I guess you can be a writer on your own without the support and friendship of others writers, it’s just harder…and not as much fun.
I was introduced to someone recently who is almost finished writing her first book. She was eager to speak to another writer, someone who speaks the same language. I listened as she explained her book’s premise and fielded her questions, as best I could, on writing courses and next steps. But she wasn’t part of a critique group. I thought back to when I was in her position. It wasn’t long ago, exactly a year since I joined the online writing group at Kelley Armstrong’s forum. I’d finished a book six months prior and didn’t know anyone who wrote, knew nothing of the industry, little fish in a big pond. But connect with other writers who know how hard it is to get published, who understand writing, who will listen to your rants and suddenly the pond feels smaller – or at least more manageable.
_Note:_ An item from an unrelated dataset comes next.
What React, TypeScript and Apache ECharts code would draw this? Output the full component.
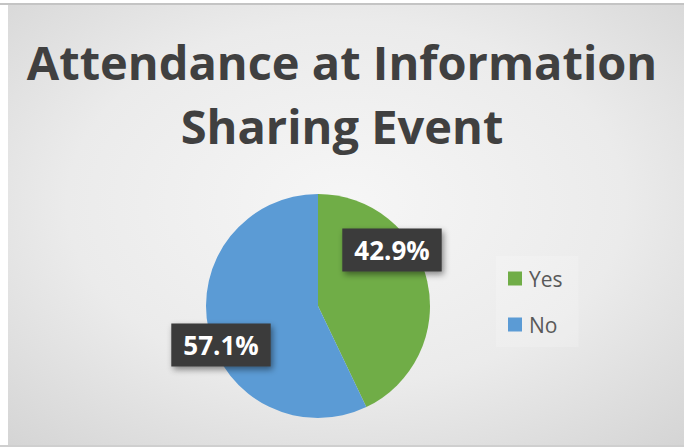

Then there’s the critique itself. I won’t even read my original first draft anymore (yet somehow can’t bring myself to delete it). I never imagined how much my writing could change and improve once I let my words loose in the hands of other writers. But how can you tell someone whose baby is about to be born after a long labour that the hard work is just beginning? Tough one.
Then there’s blogging and twitter. More community, more support, more connections to the world I love. All those writerly types out there who share a passion and commitment. So I ask myself…the legendary authors of the classics, the ones who wrote before the age of the internet…how did they do it without the resources we have now? Somehow they managed, it probably just wasn’t this much fun.